* BEGIN *

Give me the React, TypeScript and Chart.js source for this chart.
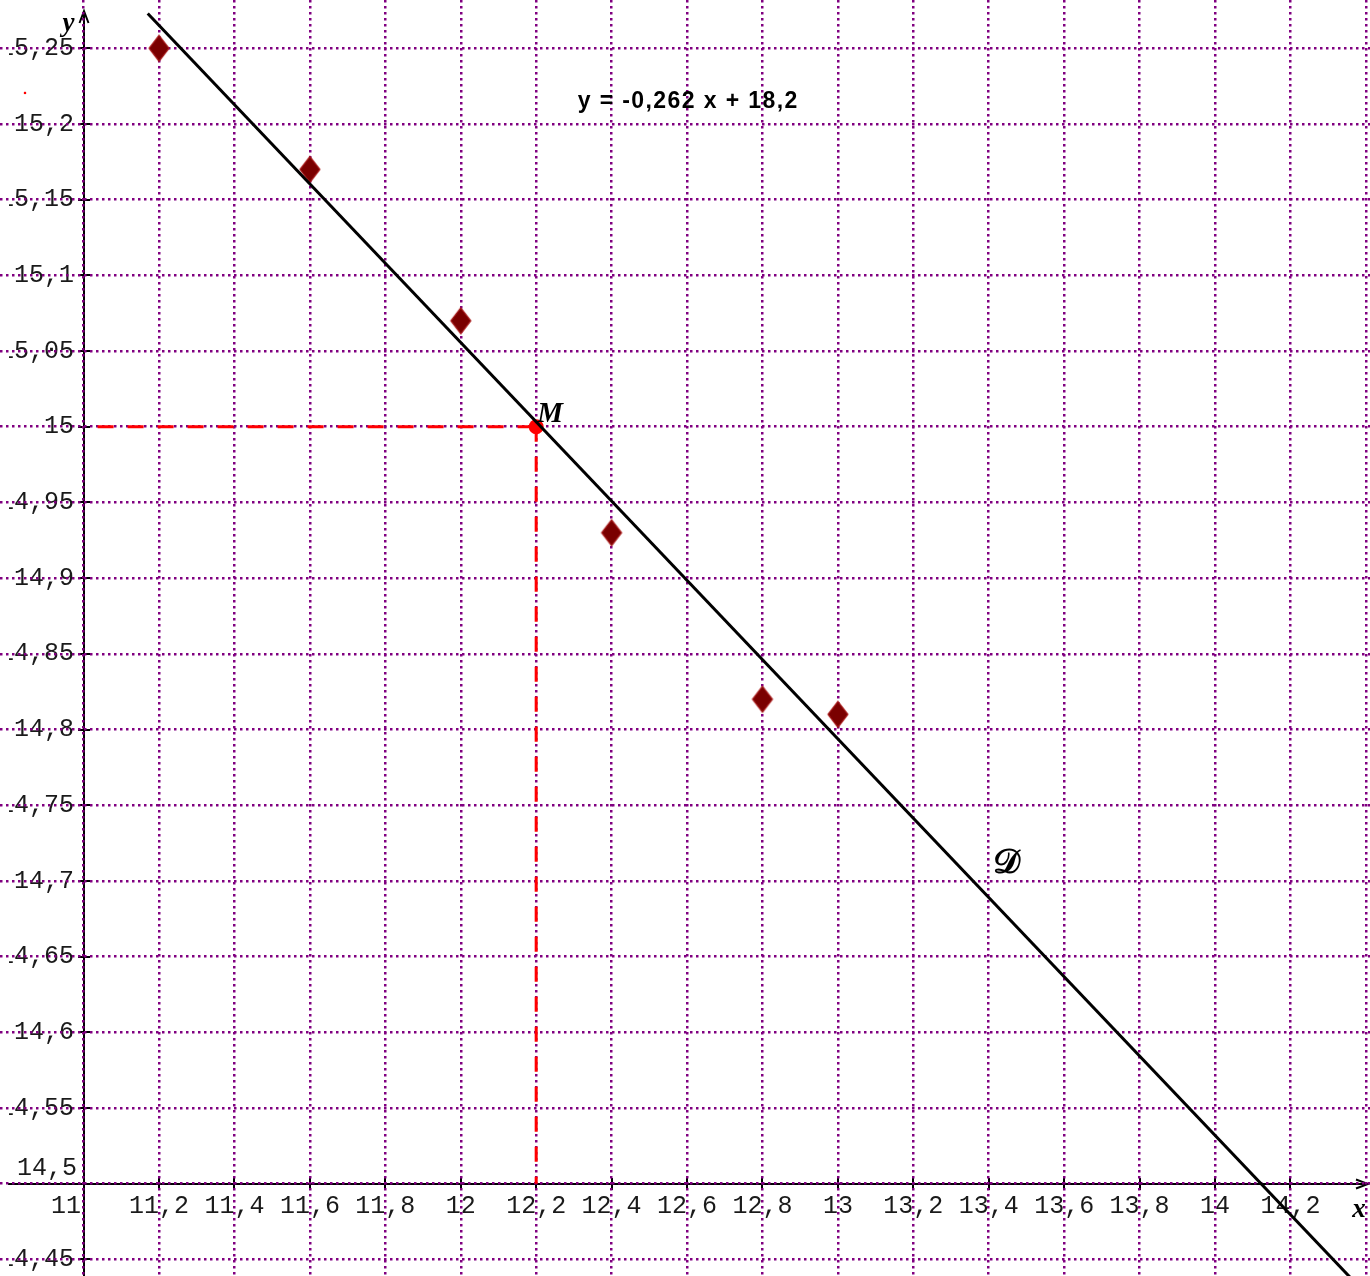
import React, { useEffect, useRef } from "react";
import { Chart, registerables } from "chart.js";

Chart.register(...registerables);

// ---- data ----
const pointsX = [11.2, 11.6, 12, 12.4, 12.8, 13];
const pointsY = [15.25, 15.17, 15.07, 14.93, 14.82, 14.81];
const fitX = [11.17, 14.5];
const fitY = [15.273, 14.401];
const meanX = [12.2];
const meanY = [15];
const strayX = [10.8446];
const strayY = [15.2205];
const hDashX = [11, 12.2];
const hDashY = [15, 15];
const vDashX = [12.2, 12.2];
const vDashY = [15, 14.5];

const xGridValues = [11, 11.2, 11.4, 11.6, 11.8, 12, 12.2, 12.4, 12.6, 12.8, 13, 13.2, 13.4, 13.6, 13.8, 14, 14.2, 14.4];
const xTickValues = [11, 11.2, 11.4, 11.6, 11.8, 12, 12.2, 12.4, 12.6, 12.8, 13, 13.2, 13.4, 13.6, 13.8, 14, 14.2];
const xTickLabels = ["11", "11,2", "11,4", "11,6", "11,8", "12", "12,2", "12,4", "12,6", "12,8", "13", "13,2", "13,4", "13,6", "13,8", "14", "14,2"];
const yTickValues = [15.25, 15.2, 15.15, 15.1, 15.05, 15, 14.95, 14.9, 14.85, 14.8, 14.75, 14.7, 14.65, 14.6, 14.55, 14.5, 14.45];
const yTickLabels = ["15,25", "15,2", "15,15", "15,1", "15,05", "15", "14,95", "14,9", "14,85", "14,8", "14,75", "14,7", "14,65", "14,6", "14,55", "14,5", "14,45"];

const equationText = "y = -0,262 x + 18,2";
const pointLabel = "M";
const lineLabel = "𝒟";

const X_MIN = 10.7783;
const X_MAX = 14.4109;
const Y_MIN = 14.439;
const Y_MAX = 15.2819;
const ORIGIN_X = 11;
const ORIGIN_Y = 14.5;

function makeDiamond(): HTMLCanvasElement {
  const c = document.createElement("canvas");
  c.width = 24;
  c.height = 30;
  const g = c.getContext("2d")!;
  g.beginPath();
  g.moveTo(12, 2);
  g.lineTo(22, 15);
  g.lineTo(12, 28);
  g.lineTo(2, 15);
  g.closePath();
  g.fillStyle = "#7a0000";
  g.fill();
  g.lineWidth = 1.2;
  g.strokeStyle = "#a81818";
  g.stroke();
  return c;
}

const backgroundAndAxes = {
  id: "backgroundAndAxes",
  beforeDraw(chart: any) {
    const { ctx, width, height, scales } = chart;
    const xs = scales.x;
    const ys = scales.y;
    ctx.save();
    ctx.fillStyle = "#ffffff";
    ctx.fillRect(0, 0, width, height);

    const ax = Math.round(xs.getPixelForValue(ORIGIN_X));
    const ay = Math.round(ys.getPixelForValue(ORIGIN_Y));

    ctx.strokeStyle = "#000000";
    ctx.lineWidth = 2;
    ctx.lineCap = "butt";
    // y axis
    ctx.beginPath();
    ctx.moveTo(ax, height);
    ctx.lineTo(ax, 11);
    ctx.stroke();
    ctx.beginPath();
    ctx.moveTo(ax - 4.5, 23);
    ctx.lineTo(ax, 11);
    ctx.lineTo(ax + 4.5, 23);
    ctx.stroke();
    // x axis
    ctx.beginPath();
    ctx.moveTo(8, ay);
    ctx.lineTo(width - 2, ay);
    ctx.stroke();
    ctx.beginPath();
    ctx.moveTo(width - 14, ay - 4.5);
    ctx.lineTo(width - 2, ay);
    ctx.lineTo(width - 14, ay + 4.5);
    ctx.stroke();

    // tick marks
    ctx.lineWidth = 2;
    xTickValues.forEach((v) => {
      if (v === ORIGIN_X) return;
      const px = Math.round(xs.getPixelForValue(v));
      ctx.beginPath();
      ctx.moveTo(px, ay - 6);
      ctx.lineTo(px, ay + 6);
      ctx.stroke();
    });
    yTickValues.forEach((v) => {
      if (v === ORIGIN_Y) return;
      const py = Math.round(ys.getPixelForValue(v));
      ctx.beginPath();
      ctx.moveTo(ax - 6, py);
      ctx.lineTo(ax + 6, py);
      ctx.stroke();
    });

    // tick labels
    ctx.fillStyle = "#1a1a1a";
    ctx.font = "25px 'Liberation Mono', 'Courier New', monospace";
    ctx.textBaseline = "middle";
    xTickValues.forEach((v, i) => {
      const px = xs.getPixelForValue(v);
      if (v === ORIGIN_X) {
        ctx.textAlign = "right";
        ctx.fillText(xTickLabels[i], ax - 3, ay + 22);
      } else {
        ctx.textAlign = "center";
        ctx.fillText(xTickLabels[i], px, ay + 22);
      }
    });
    // y labels are clipped on the left, as in the reference
    ctx.save();
    ctx.beginPath();
    ctx.rect(9, 0, width - 9, height);
    ctx.clip();
    yTickValues.forEach((v, i) => {
      const py = ys.getPixelForValue(v);
      ctx.textAlign = "right";
      if (v === ORIGIN_Y) {
        ctx.fillText(yTickLabels[i], ax - 7, py - 15);
      } else {
        ctx.fillText(yTickLabels[i], ax - 10, py);
      }
    });
    ctx.restore();
    ctx.restore();
  },
  afterDraw(chart: any) {
    const { ctx, scales, width } = chart;
    const xs = scales.x;
    const ys = scales.y;
    const ax = xs.getPixelForValue(ORIGIN_X);
    const ay = ys.getPixelForValue(ORIGIN_Y);
    ctx.save();
    ctx.fillStyle = "#000000";
    // axis names
    ctx.font = "italic bold 27px 'Liberation Serif', 'DejaVu Serif', serif";
    ctx.textAlign = "center";
    ctx.textBaseline = "alphabetic";
    ctx.fillText("y", ax - 15, 31);
    ctx.fillText("x", width - 11, ay + 33);

    // equation
    ctx.font = "bold 23px 'Liberation Sans', Arial, sans-serif";
    try {
      (ctx as any).letterSpacing = "1.4px";
    } catch (e) {}
    ctx.textAlign = "center";
    ctx.textBaseline = "middle";
    ctx.fillText(equationText, xs.getPixelForValue(12.603), ys.getPixelForValue(15.215));
    try {
      (ctx as any).letterSpacing = "0px";
    } catch (e) {}

    // M label
    const mx = xs.getPixelForValue(meanX[0]);
    const my = ys.getPixelForValue(meanY[0]);
    ctx.font = "italic bold 29px 'Liberation Serif', 'DejaVu Serif', serif";
    ctx.textAlign = "left";
    ctx.textBaseline = "alphabetic";
    ctx.fillText(pointLabel, mx + 1, my - 5);

    // D label
    ctx.font = "bold 34px 'DejaVu Serif', 'Liberation Serif', serif";
    ctx.textAlign = "center";
    ctx.textBaseline = "middle";
    ctx.fillText(lineLabel, xs.getPixelForValue(13.446), ys.getPixelForValue(14.711));
    ctx.restore();
  },
};

export default function App() {
  const ref = useRef<HTMLCanvasElement | null>(null);

  useEffect(() => {
    if (!ref.current) return;
    const diamond = makeDiamond();
    const gridStyle = {
      color: "#800080",
      lineWidth: 2.5,
      drawTicks: false,
      borderDash: [2.5, 3.5],
    };
    const chart = new Chart(ref.current, {
      type: "scatter",
      data: {
        datasets: [
          {
            type: "line",
            label: "fit",
            data: fitX.map((x, i) => ({ x, y: fitY[i] })),
            borderColor: "#000000",
            borderWidth: 3,
            pointRadius: 0,
            fill: false,
            tension: 0,
          },
          {
            label: "M",
            data: meanX.map((x, i) => ({ x, y: meanY[i] })),
            backgroundColor: "#ff0000",
            borderColor: "#ff0000",
            pointRadius: 7.5,
            borderWidth: 0,
          },
          {
            label: "points",
            data: pointsX.map((x, i) => ({ x, y: pointsY[i] })),
            pointStyle: diamond,
            pointRadius: 11,
          },
          {
            label: "stray",
            data: strayX.map((x, i) => ({ x, y: strayY[i] })),
            pointStyle: "rect",
            backgroundColor: "#ff0000",
            borderColor: "#ff0000",
            borderWidth: 0,
            pointRadius: 1.6,
          },
          {
            type: "line",
            label: "hdash",
            data: hDashX.map((x, i) => ({ x, y: hDashY[i] })),
            borderColor: "#ff0000",
            borderWidth: 3,
            borderDash: [16, 14],
            borderDashOffset: 16,
            pointRadius: 0,
            fill: false,
          },
          {
            type: "line",
            label: "vdash",
            data: vDashX.map((x, i) => ({ x, y: vDashY[i] })),
            borderColor: "#ff0000",
            borderWidth: 3,
            borderDash: [15, 15],
            borderDashOffset: 0,
            pointRadius: 0,
            fill: false,
          },
        ],
      },
      options: {
        animation: false,
        responsive: false,
        maintainAspectRatio: false,
        devicePixelRatio: 1,
        events: [],
        layout: { padding: 0, autoPadding: false },
        plugins: {
          legend: { display: false },
          tooltip: { enabled: false },
        },
        scales: {
          x: {
            type: "linear",
            min: X_MIN,
            max: X_MAX,
            afterBuildTicks: (s: any) => {
              s.ticks = xGridValues.map((v) => ({ value: v }));
            },
            ticks: { display: false, padding: 0 },
            grid: gridStyle as any,
            border: { display: false, dash: [2.5, 3.5] },
          },
          y: {
            type: "linear",
            min: Y_MIN,
            max: Y_MAX,
            afterBuildTicks: (s: any) => {
              s.ticks = yTickValues.map((v) => ({ value: v }));
            },
            ticks: { display: false, padding: 0 },
            grid: gridStyle as any,
            border: { display: false, dash: [2.5, 3.5] },
          },
        },
      },
      plugins: [backgroundAndAxes],
    });
    return () => chart.destroy();
  }, []);

  return (
    <div style={{ position: "absolute", left: 0, top: 0, width: 1370, height: 1276 }}>
      <canvas ref={ref} width={1370} height={1276} style={{ display: "block", width: 1370, height: 1276 }} />
    </div>
  );
}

* END *

Job —
Quote, please, every line of the material above from its start through the line that has "Chart.register(...registerables);", reproducing the words exactly and dropping any images.

Task result —
Give me the React, TypeScript and Chart.js source for this chart.
import React, { useEffect, useRef } from "react";
import { Chart, registerables } from "chart.js";

Chart.register(...registerables);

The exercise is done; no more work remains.